Popular Christmas songs like “Silver Bells” and “The 12 Days of Christmas” are classic sounds of the holiday season. Each holiday favorite has an interesting story behind it, some whimsical and some even a bit surprising. Here is a look at the origins of five popular Christmas tunes.
“Jingle Bell Rock.” Written by Joseph Beal and Jim Boothe, “Jingle Bell Rock” hit the airwaves in 1957. Bobby Helms, who had seen success as a country singer, recorded the rockabilly holiday song for Decca Records. It was released Dec. 23 and burst onto the pop charts in the sixth spot. Released as a single, its B-side was titled, “Captain Santa Claus and His Reindeer Space Patrol.”
“Rockin’ Around the Christmas Tree.” Johnny Marks penned “Rockin’ Around the Christmas Tree” for his own publishing company, St. Nicholas Music Inc. It was released in 1958. The song was recorded in July by a 13-year-old Brenda Lee, known as “Little Miss Dynamite.” According to SongFacts.com, music producer Owen Bradley set up the studio to get young Brenda in the holiday mood to record the s. The studio was chilled with air conditioning and was decorated with a Christmas tree. The song was not an instant hit in 1958, however. “Rockin’ Around the Christmas Tree” did not break the top 20 on the pop charts until 1960.
“Silver Bells.” Jay Livingston and Raymond Bernard Evans collaborated to create the Christmas song “Silver Bells.” It was written in 1950 for the 1951 movie The Lemon Drop Kid, starring Bob Hope. Livingston and Evans found their inspiration in the bells rung by the Salvation Army volunteers each year during the holiday season. The song’s original title was “Tinkle Bells,” but Livingston’s wife cautioned the songwriter that using the word tinkle to describe the bells might not be the best word choice. Tinkle was changed to silver, and a classic Christmas song was born.

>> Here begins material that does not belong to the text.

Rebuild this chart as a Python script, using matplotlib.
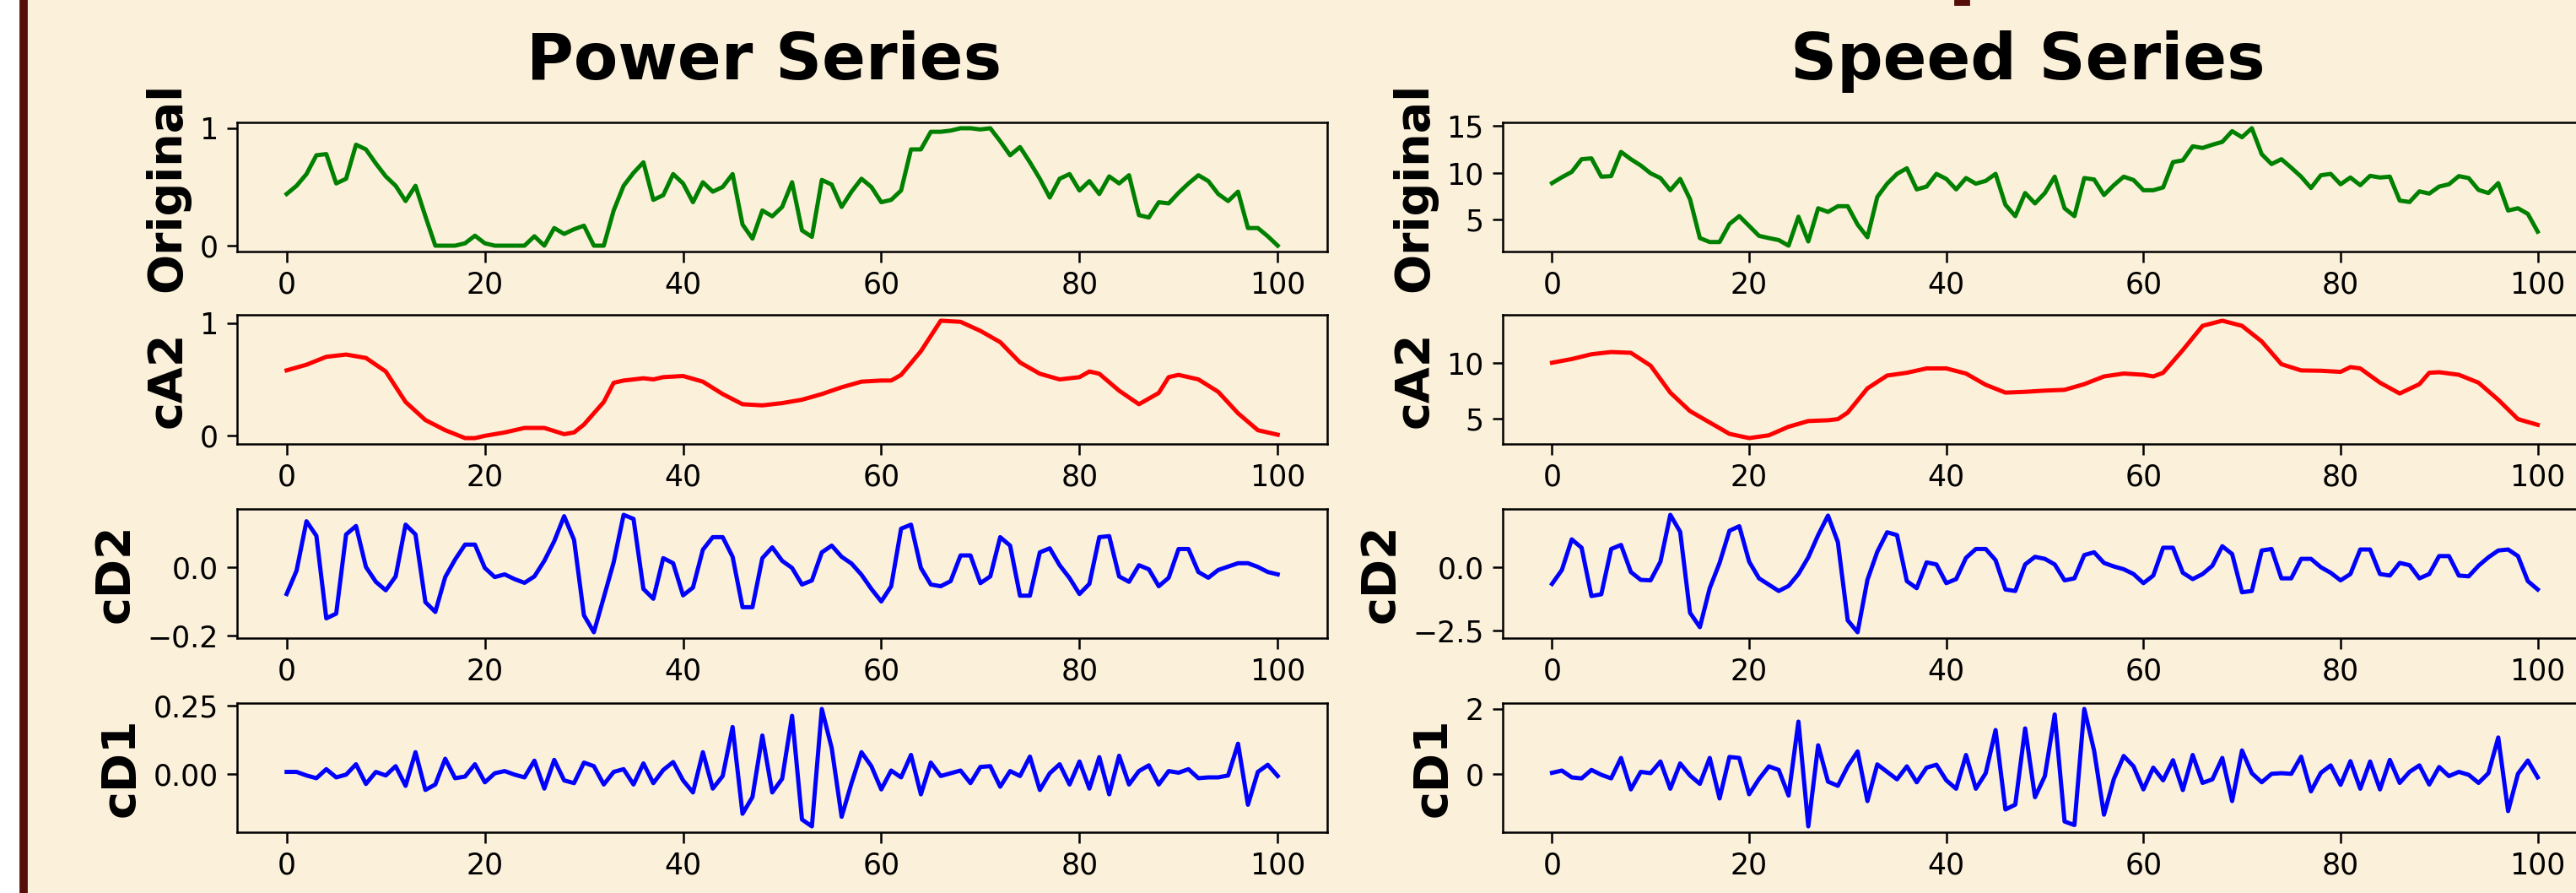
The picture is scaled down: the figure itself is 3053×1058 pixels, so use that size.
#### Wavelet decomposition panels: Power and Speed series
### Original signal, level-2 approximation (cA2) and detail coefficients (cD2, cD1)

## Import Libraries
import matplotlib
matplotlib.use("Agg") # No display in the sandbox
import matplotlib.pyplot as plt
from matplotlib.patches import Rectangle

#### Section A: Data

## Sample index shared by the original and detail series
idx = list(range(101))

## Power series (normalised 0-1)
power_orig = [0.44, 0.51, 0.61, 0.77, 0.78, 0.53, 0.57, 0.86, 0.82, 0.70,
              0.59, 0.51, 0.38, 0.51, 0.25, 0.0, 0.0, 0.0, 0.02, 0.085,
              0.02, 0.0, 0.0, 0.0, 0.0, 0.08, 0.0, 0.15, 0.10, 0.14,
              0.17, 0.0, 0.0, 0.30, 0.51, 0.62, 0.71, 0.39, 0.43, 0.61,
              0.53, 0.37, 0.54, 0.46, 0.50, 0.61, 0.18, 0.06, 0.30, 0.25,
              0.33, 0.54, 0.13, 0.075, 0.56, 0.52, 0.33, 0.46, 0.57, 0.50,
              0.37, 0.39, 0.47, 0.82, 0.82, 0.97, 0.97, 0.98, 1.0, 1.0,
              0.99, 1.0, 0.89, 0.77, 0.84, 0.71, 0.57, 0.41, 0.57, 0.61,
              0.47, 0.55, 0.44, 0.59, 0.53, 0.60, 0.26, 0.24, 0.37, 0.36,
              0.45, 0.53, 0.60, 0.55, 0.44, 0.38, 0.46, 0.15, 0.15, 0.08,
              0.0]

power_ca2_x = [0, 2, 4, 6, 8, 10, 12, 14, 16, 18,
               19, 20, 22, 24, 26, 28, 29, 30, 32, 33,
               34, 36, 37, 38, 40, 42, 44, 46, 48, 50,
               52, 54, 56, 58, 60, 61, 62, 64, 66, 68,
               70, 72, 74, 76, 78, 80, 81, 82, 84, 86,
               88, 89, 90, 92, 94, 96, 98, 100]
power_ca2 = [0.58, 0.63, 0.70, 0.72, 0.69, 0.57, 0.30, 0.14, 0.05, -0.02,
             -0.02, 0.0, 0.03, 0.07, 0.07, 0.015, 0.03, 0.10, 0.30, 0.47,
             0.49, 0.51, 0.50, 0.52, 0.53, 0.48, 0.37, 0.28, 0.27, 0.29,
             0.32, 0.37, 0.43, 0.48, 0.49, 0.49, 0.54, 0.75, 1.02, 1.01,
             0.93, 0.83, 0.65, 0.55, 0.50, 0.52, 0.57, 0.55, 0.40, 0.28,
             0.38, 0.52, 0.54, 0.50, 0.39, 0.20, 0.05, 0.01]

power_cd2 = [-0.078, -0.009, 0.137, 0.094, -0.150, -0.136, 0.098, 0.123, 0.002, -0.042,
             -0.067, -0.026, 0.127, 0.098, -0.102, -0.131, -0.028, 0.024, 0.068, 0.068,
             -0.001, -0.028, -0.020, -0.034, -0.045, -0.026, 0.020, 0.078, 0.152, 0.082,
             -0.141, -0.191, -0.088, 0.016, 0.156, 0.144, -0.063, -0.092, 0.028, 0.013,
             -0.082, -0.059, 0.053, 0.090, 0.090, 0.032, -0.117, -0.117, 0.028, 0.060,
             0.020, -0.001, -0.050, -0.038, 0.045, 0.065, 0.032, 0.012, -0.021, -0.063,
             -0.100, -0.055, 0.115, 0.127, -0.001, -0.050, -0.055, -0.040, 0.036, 0.036,
             -0.046, -0.026, 0.090, 0.065, -0.083, -0.083, 0.045, 0.057, 0.007, -0.031,
             -0.078, -0.048, 0.090, 0.093, -0.026, -0.042, 0.007, -0.005, -0.055, -0.030,
             0.055, 0.055, -0.013, -0.030, -0.007, 0.003, 0.013, 0.013, 0.002, -0.013,
             -0.020]

power_cd1 = [0.008, 0.008, -0.005, -0.015, 0.018, -0.012, -0.002, 0.036, -0.036, 0.008,
             -0.005, 0.029, -0.043, 0.080, -0.058, -0.038, 0.056, -0.015, -0.009, 0.036,
             -0.030, 0.003, 0.011, -0.002, -0.012, 0.049, -0.053, 0.052, -0.023, -0.033,
             0.042, 0.029, -0.038, 0.008, 0.018, -0.038, 0.039, -0.033, 0.015, 0.044,
             -0.023, -0.067, 0.080, -0.053, -0.007, 0.172, -0.145, -0.084, 0.141, -0.067,
             -0.017, 0.213, -0.166, -0.191, 0.238, 0.095, -0.156, -0.033, 0.080, 0.029,
             -0.056, 0.013, -0.012, 0.070, -0.074, 0.042, -0.007, 0.003, 0.013, -0.033,
             0.026, 0.029, -0.046, 0.011, -0.007, 0.064, -0.058, 0.003, 0.036, -0.038,
             0.046, -0.053, 0.062, -0.074, 0.067, -0.038, 0.011, 0.032, -0.038, 0.011,
             0.005, 0.018, -0.015, -0.012, -0.012, -0.005, 0.111, -0.112, 0.008, 0.034,
             -0.007]

## Speed series
speed_orig = [8.89, 9.52, 10.09, 11.45, 11.54, 9.58, 9.64, 12.23, 11.45, 10.78,
              9.94, 9.43, 8.13, 9.34, 7.17, 3.01, 2.59, 2.59, 4.52, 5.36,
              4.31, 3.25, 3.01, 2.80, 2.20, 5.30, 2.65, 6.20, 5.81, 6.42,
              6.42, 4.46, 3.10, 7.41, 8.83, 9.88, 10.48, 8.22, 8.52, 9.88,
              9.34, 8.22, 9.43, 8.83, 9.13, 9.88, 6.57, 5.36, 7.83, 6.72,
              7.83, 9.58, 6.20, 5.36, 9.43, 9.28, 7.62, 8.67, 9.58, 9.22,
              8.13, 8.13, 8.43, 11.14, 11.33, 12.83, 12.65, 13.0, 13.3, 14.45,
              13.8, 14.76, 11.99, 10.93, 11.45, 10.54, 9.58, 8.37, 9.73, 9.88,
              8.77, 9.49, 8.67, 9.67, 9.49, 9.58, 7.02, 6.87, 8.01, 7.77,
              8.52, 8.77, 9.64, 9.43, 8.16, 7.83, 8.89, 5.96, 6.20, 5.60,
              3.70]

speed_ca2_x = [0, 2, 4, 6, 8, 10, 12, 14, 16, 18,
               20, 22, 24, 26, 28, 29, 30, 32, 34, 36,
               38, 40, 42, 44, 46, 48, 50, 52, 54, 56,
               58, 60, 61, 62, 64, 66, 68, 70, 72, 74,
               76, 78, 80, 81, 82, 84, 86, 88, 89, 90,
               92, 94, 96, 98, 100]
speed_ca2 = [10.03, 10.36, 10.79, 10.99, 10.92, 9.77, 7.35, 5.69, 4.67, 3.65,
             3.27, 3.52, 4.29, 4.80, 4.87, 4.97, 5.56, 7.73, 8.88, 9.13,
             9.52, 9.52, 9.06, 8.05, 7.35, 7.42, 7.53, 7.60, 8.11, 8.80,
             9.06, 8.95, 8.80, 9.13, 11.17, 13.34, 13.80, 13.34, 11.94, 9.90,
             9.34, 9.31, 9.21, 9.64, 9.52, 8.24, 7.27, 8.11, 9.13, 9.18,
             8.95, 8.24, 6.71, 4.97, 4.46]

speed_cd2 = [-0.65, -0.10, 1.11, 0.78, -1.13, -1.06, 0.73, 0.89, -0.18, -0.49,
             -0.51, 0.23, 2.08, 1.41, -1.79, -2.36, -0.82, 0.18, 1.45, 1.63,
             0.23, -0.43, -0.68, -0.93, -0.73, -0.26, 0.40, 1.28, 2.05, 1.00,
             -2.09, -2.56, -0.49, 0.62, 1.39, 1.28, -0.54, -0.82, 0.20, 0.12,
             -0.62, -0.46, 0.38, 0.73, 0.73, 0.29, -0.87, -0.93, 0.12, 0.42,
             0.34, 0.12, -0.51, -0.43, 0.49, 0.60, 0.18, 0.04, -0.07, -0.26,
             -0.62, -0.32, 0.78, 0.78, -0.21, -0.46, -0.26, 0.07, 0.84, 0.53,
             -0.98, -0.93, 0.67, 0.73, -0.43, -0.43, 0.34, 0.34, 0.01, -0.21,
             -0.51, -0.26, 0.71, 0.71, -0.26, -0.32, 0.18, 0.09, -0.43, -0.26,
             0.45, 0.45, -0.32, -0.35, 0.07, 0.40, 0.67, 0.71, 0.45, -0.54,
             -0.87]

speed_cd1 = [0.03, 0.10, -0.11, -0.14, 0.12, -0.03, -0.14, 0.49, -0.48, 0.06,
             0.02, 0.38, -0.46, 0.32, -0.05, -0.31, 0.49, -0.76, 0.52, 0.49,
             -0.63, -0.16, 0.23, 0.12, -0.67, 1.61, -1.62, 0.88, -0.24, -0.37,
             0.23, 0.69, -0.84, 0.29, 0.06, -0.17, 0.23, -0.26, 0.19, 0.28,
             -0.20, -0.46, 0.58, -0.46, 0.02, 1.35, -1.10, -0.95, 1.40, -0.72,
             -0.07, 1.83, -1.47, -1.58, 2.0, 0.71, -1.26, -0.16, 0.55, 0.23,
             -0.48, 0.19, -0.20, 0.42, -0.50, 0.58, -0.28, -0.17, 0.49, -0.84,
             0.72, 0.02, -0.26, 0.0, 0.02, 0.0, 0.53, -0.54, 0.03, 0.26,
             -0.34, 0.39, -0.46, 0.38, -0.48, 0.43, -0.28, 0.06, 0.26, -0.33,
             0.21, -0.07, 0.06, -0.03, -0.28, 0.02, 1.12, -1.15, 0.0, 0.41,
             -0.11]

## Labels and ticks
row_labels = ["Original", "cA2", "cD2", "cD1"]
col_titles = ["Power Series", "Speed Series"]
power_yticks = [[0, 1], [0, 1], [-0.2, 0.0], [0.0, 0.25]]
speed_yticks = [[5, 10, 15], [5, 10], [-2.5, 0.0], [0, 2]]
xticks = [0, 20, 40, 60, 80, 100]

#### Section B: Figure

## Style
bg = "#FBF0D9" # parchment
plt.rcParams["font.family"] = "DejaVu Sans"
plt.rcParams["axes.linewidth"] = 0.9
plt.rcParams["xtick.major.width"] = 0.9
plt.rcParams["ytick.major.width"] = 0.9
plt.rcParams["xtick.major.size"] = 4.5
plt.rcParams["ytick.major.size"] = 4.5

fig = plt.figure(figsize = (15.265, 5.29), dpi = 200, facecolor = bg)

## Page decoration: white margin, maroon rule and a clipped mark at the top
fig.patches.append(Rectangle((0, 0), 24 / 3053, 1, transform = fig.transFigure, color = "white", zorder = 0))
fig.patches.append(Rectangle((24 / 3053, 0), 7 / 3053, 1, transform = fig.transFigure, color = "#550F08", zorder = 0))
fig.patches.append(Rectangle((2317 / 3053, 1 - 5 / 1058), 16 / 3053, 5 / 1058, transform = fig.transFigure, color = "#550F08", zorder = 0))

## Axes grid (left, bottom in figure fractions)
col_left = [281 / 3053, 1781 / 3053]
col_width = [1292 / 3053, 1285 / 3053]
row_bottom = [1 - 298 / 1058, 1 - 526 / 1058, 1 - 756 / 1058, 1 - 986 / 1058]
row_height = 153 / 1058

cols = [
    [(idx, power_orig, "green"), (power_ca2_x, power_ca2, "red"), (idx, power_cd2, "blue"), (idx, power_cd1, "blue")],
    [(idx, speed_orig, "green"), (speed_ca2_x, speed_ca2, "red"), (idx, speed_cd2, "blue"), (idx, speed_cd1, "blue")],
]
yticks = [power_yticks, speed_yticks]

for c in range(2):
    for r in range(4):
        ax = fig.add_axes([col_left[c], row_bottom[r], col_width[c], row_height])
        ax.set_facecolor("none") # let the parchment show through
        xs, ys, colr = cols[c][r]
        ax.plot(xs, ys, color = colr, linewidth = 1.8)
        ax.set_xticks(xticks)
        ax.set_yticks(yticks[c][r])
        ax.tick_params(labelsize = 12.5)
        ax.set_ylabel(row_labels[r], fontsize = 20, fontweight = "bold")

## Column titles
fig.text(906 / 3053, 1 - 94 / 1058, col_titles[0], ha = "center", va = "baseline", fontsize = 27.5, fontweight = "bold")
fig.text(2403 / 3053, 1 - 94 / 1058, col_titles[1], ha = "center", va = "baseline", fontsize = 27.5, fontweight = "bold")

fig.savefig("out.png", dpi = 200, facecolor = fig.get_facecolor())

“Sleigh Ride.” Leroy Anderson wrote the music to “Sleigh Ride.” In an 1960s interview with Dick Bertel, of WTCI Radio in Hartford, Conn., Anderson confided the song was written during a heat wave and actually was not written as a Christmas song. Anderson called “Sleigh Ride” a pictorial piece, designed for listeners to be inspired by its rhythm. The song’s lyrics, written by Mitchell Parish, came about five years after Anderson composed the music. “Sleigh Ride” was named the most popular piece of Christmas music in 2009 and 2010 by the American Society of Composers, Authors and Publishers (ASCAP).
“The 12 Days of Christmas.” According to TLC Family, the holiday song “The 12 Days of Christmas” originated sometime in the 16th century. The song tells a story of lavish gift giving in the form of a counting song, popular of that era. The song has been recorded countless times in its original form by artists including Burl Ives and even The Muppets. Several parody versions have been recorded as well.